Dramatic light, realisitc imagery, and panoramic views – become a pioneer and travel across Frederic Edwin Church’s idyllic America.
It was a simpler time. An era of cowboys, adventure and discovery, where nature reigned supreme. Waterfalls, mountains, palm trees, sunsets – there is a richness to Church’s paintings that feels Romantic, and almost biblical.

A central figure of the Hudson River School of American landscape painters, he was famous for capturing these grand sweeping skies that stretch across the horizon. You can feel the weight of it’s beauty on the beholder. We barely touch the surface of these paintings, our influence on the land minimal. Church would often include small figures roaming in the foreground to give a sense of scale to these landscapes. We’re transported from viewer to participant, breathing in the wonderment of what lies in front of us. There are no roads, or borders, or structures that define how we traverse the leafy undergrowth, the rich exotic flora and the vast terrain. It exists so we can explore and follow our own path.

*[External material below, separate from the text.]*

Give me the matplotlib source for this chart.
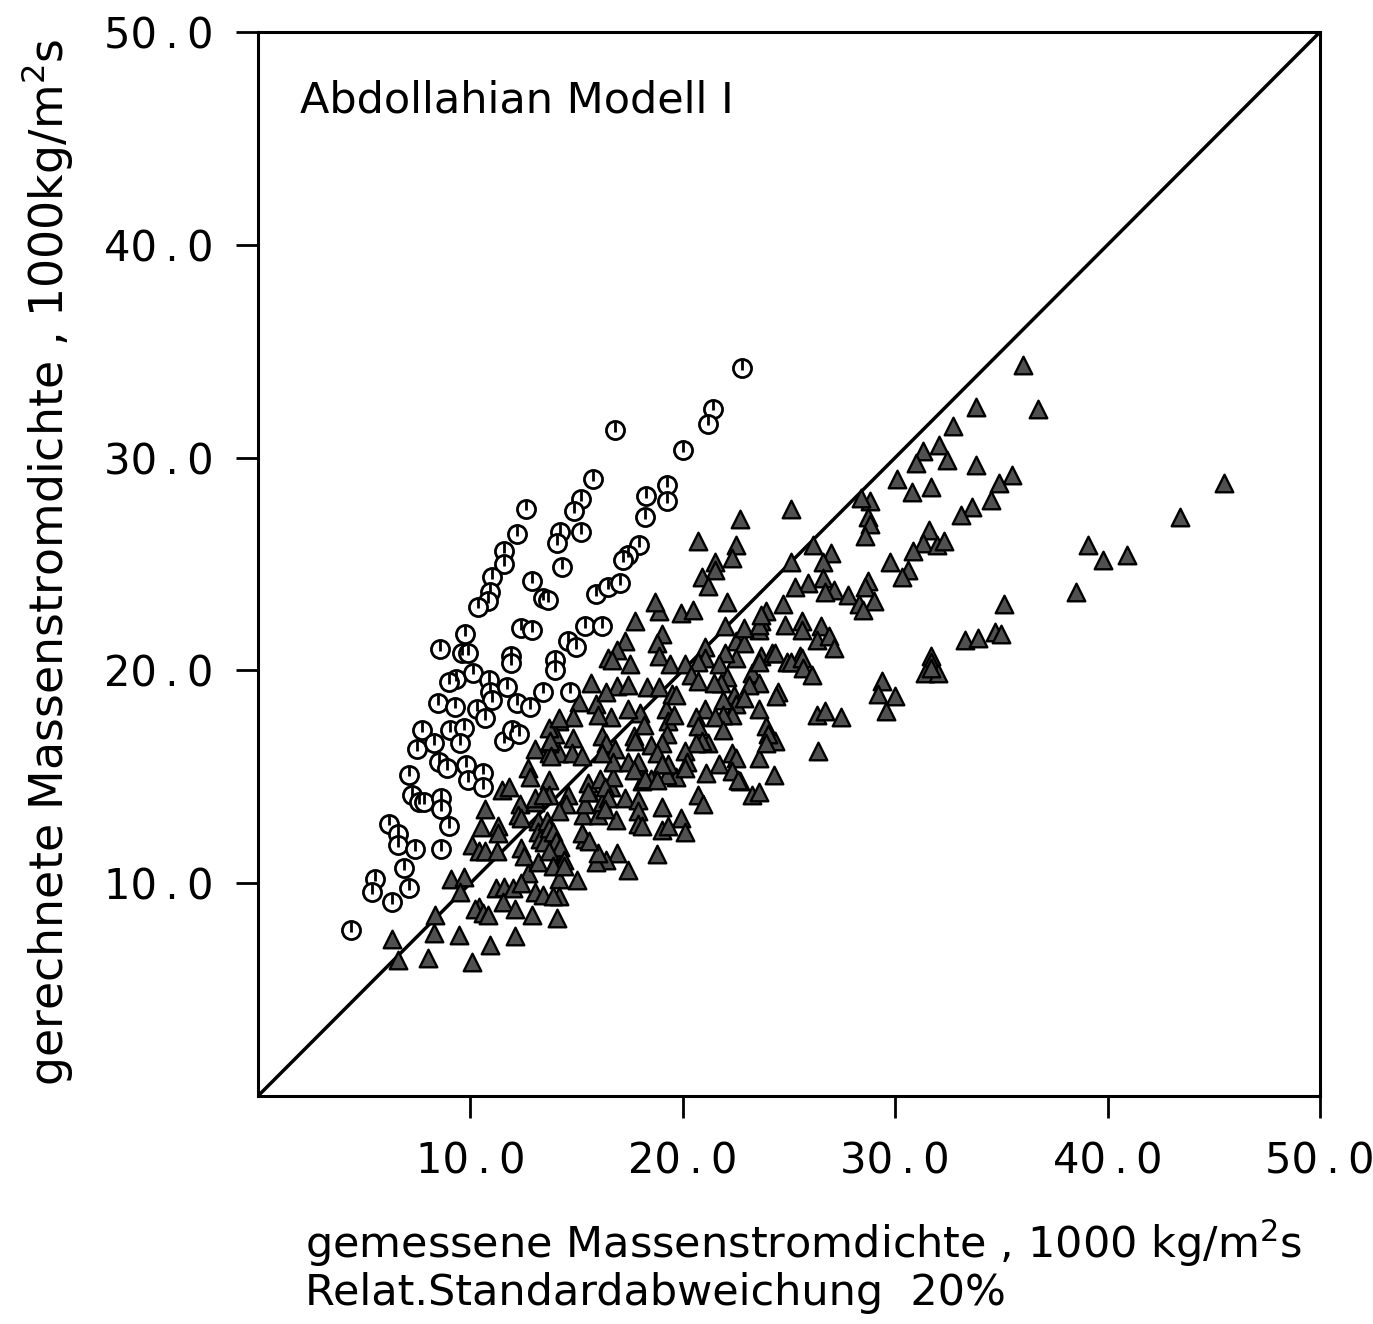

Characturistic of the Romantic era formed towards the end of the 18th Century in Europe, his work celebrates nature and rejects industrialisation. There are echoes of his definitive expression with the works of Caspar David Friedrich. Although Friedrich often had more of a human presence in his paintings, both conveyed an emotional, imaginative response to the natural world.

At an uncertain time in our history, we’ve seen nature take back some control with crystal clear rivers that were once murky and pollutant, to cleaner air sweeping away a dense, oppressive smog that hung over our cities.
I feel refreshed, renergesised to go back to nature, and (voluntarily) escape human interaction when I look at Church’s paintings. Nature doesn’t judge; it doesn’t know the mistakes that we’ve made; it doesn’t care about consumerism and economic growth. It’s content. And that should be enough for us.